Is 52,13-53,12: Fue traspasado por nuestras rebeliones.
Sal 30: Padre, a tus manos encomiendo mi espíritu.
Hb 4,14-16; 5,7-9: A pesar de ser Hijo, aprendió, sufriendo, a obedecer.
Jn 18,1-19,42: “Mirarán al que atravesaron”.
Abríamos esta celebración de la pasión y muerte del Señor con silencio. A los pies del altar vacío, nos hemos postrado abochornados por el sufrimiento y la injusticia de este mundo, que llega a traspasar una frontera inaudita con el padecimiento y la muerte del mismo Dios. Con un silencio elocuente, nos mostramos desbordados por una realidad espesa e infranqueable y dejamos, pedimos que sea Dios el que hable.
La dinámica de la liturgia de este Viernes Santo apunta a una respuesta. Primero con la Palabra, que nos habla del justo sufriente y redentor, anunciado en la distancia por Isaías aun sin conocerlo, y reconocido en Cristo por la Carta a los Hebreos como el obediente hasta la muerte que ha traído la salvación eterna. La lectura de la Pasión nos ha llevado a los detalles de aquel trance de la entrega generosa de la vida del Hijo de Dios para que tengamos vida.

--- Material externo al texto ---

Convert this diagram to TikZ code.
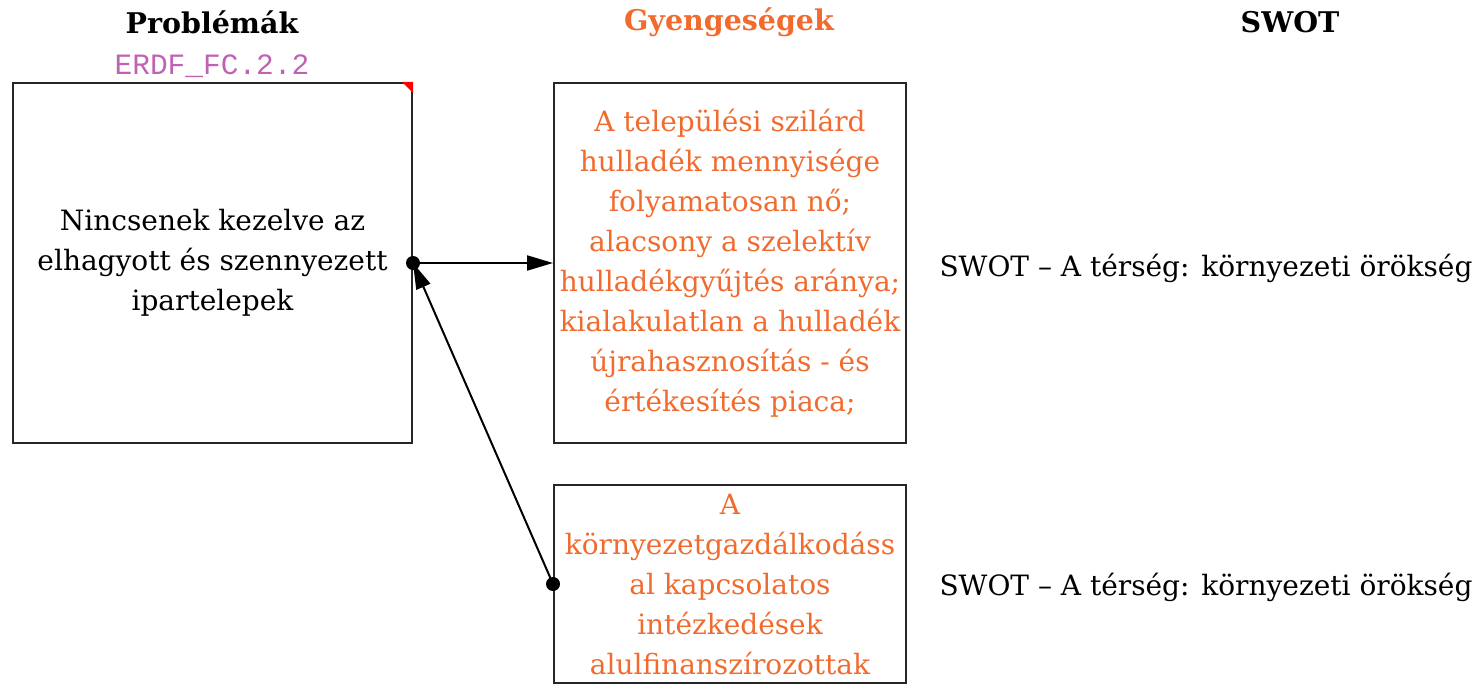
\documentclass[tikz,border=0pt]{standalone}
\usepackage{fontspec}
\setmainfont{DejaVu Serif}
\newfontfamily\codefont{Liberation Mono}
\usetikzlibrary{arrows.meta}
\definecolor{weakorange}{HTML}{F26B2E}
\definecolor{codepink}{HTML}{C062B4}
\tikzset{
  box/.style={draw=black!85, line width=2pt, inner sep=0pt, align=center, anchor=north west},
  bodytext/.style={font=\fontsize{28}{40}\selectfont},
  header/.style={font=\fontsize{28.5}{32}\selectfont\bfseries},
  conn/.style={line width=2pt, -{Triangle[length=26pt,width=15pt]}},
}
\begin{document}
\begin{tikzpicture}[x=1pt,y=-1pt]
\useasboundingbox (0,0) rectangle (1476,684);
% headers
\node[header] (hp) at (212,22) {Problémák};
\node[header, text=weakorange] (hg) at (729,22) {Gyengeségek};
\node[header] (hs) at (1290,22) {SWOT};
\node[font=\fontsize{29.5}{32}\selectfont\codefont, text=codepink] (code) at (212,66) {ERDF\_FC.2.2};
% boxes
\node[box, bodytext, minimum width=399pt, minimum height=360pt] (L) at (12,82)
  {Nincsenek kezelve az\\elhagyott és szennyezett\\ipartelepek};
\node[box, bodytext, text=weakorange, minimum width=352pt, minimum height=360pt] (T) at (553,82)
  {A települési szilárd\\hulladék mennyisége\\folyamatosan nő;\\alacsony a szelektív\\hulladékgyűjtés aránya;\\kialakulatlan a hulladék\\újrahasznosítás - és\\értékesítés piaca;};
\node[box, bodytext, text=weakorange, minimum width=352pt, minimum height=198pt] (B) at (553,484)
  {A\\környezetgazdálkodáss\\al kapcsolatos\\intézkedések\\alulfinanszírozottak};
% red corner
\fill[red] (L.north east) -- ++(-11,0) -- ++(11,11) -- cycle;
% SWOT labels
\node[bodytext, anchor=west] (s1) at (936,268) {SWOT – A térség: környezeti örökség};
\node[bodytext, anchor=west] (s2) at (936,587) {SWOT – A térség: környezeti örökség};
% connectors
\draw[conn] (L.east) -- (T.west);
\draw[conn] (B.west) -- (L.east);
\fill (L.east) circle [radius=7pt];
\fill (B.west) circle [radius=7pt];
\end{tikzpicture}
\end{document}
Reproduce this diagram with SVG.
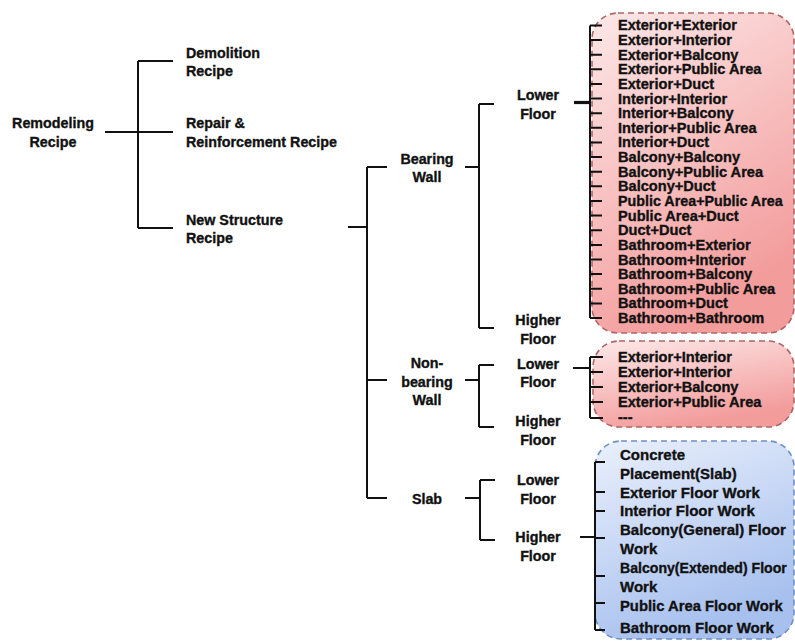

Luego la oración universal nos sitúa como intercesores del mundo; la Cruz genera vínculos de sensibilidad y comunión con las necesidades de todas las personas. Tras hablar la Palabra, habla la Cruz desnuda, a la que adoramos. En Cristo el sufrimiento se convierte en purificador y liberador y camino de comunión con Él para todos. Será como terminemos esta celebración, tomando el cuerpo del que se entregó por nosotros.
Así responde Dios en esta liturgia dejándonos ahora para que nosotros digamos y hagamos un silencio que se abre a la interpelación personal sobre cómo es mi respuesta a la entrega de Cristo en la Cruz y mi posición ante el sufrimiento humano.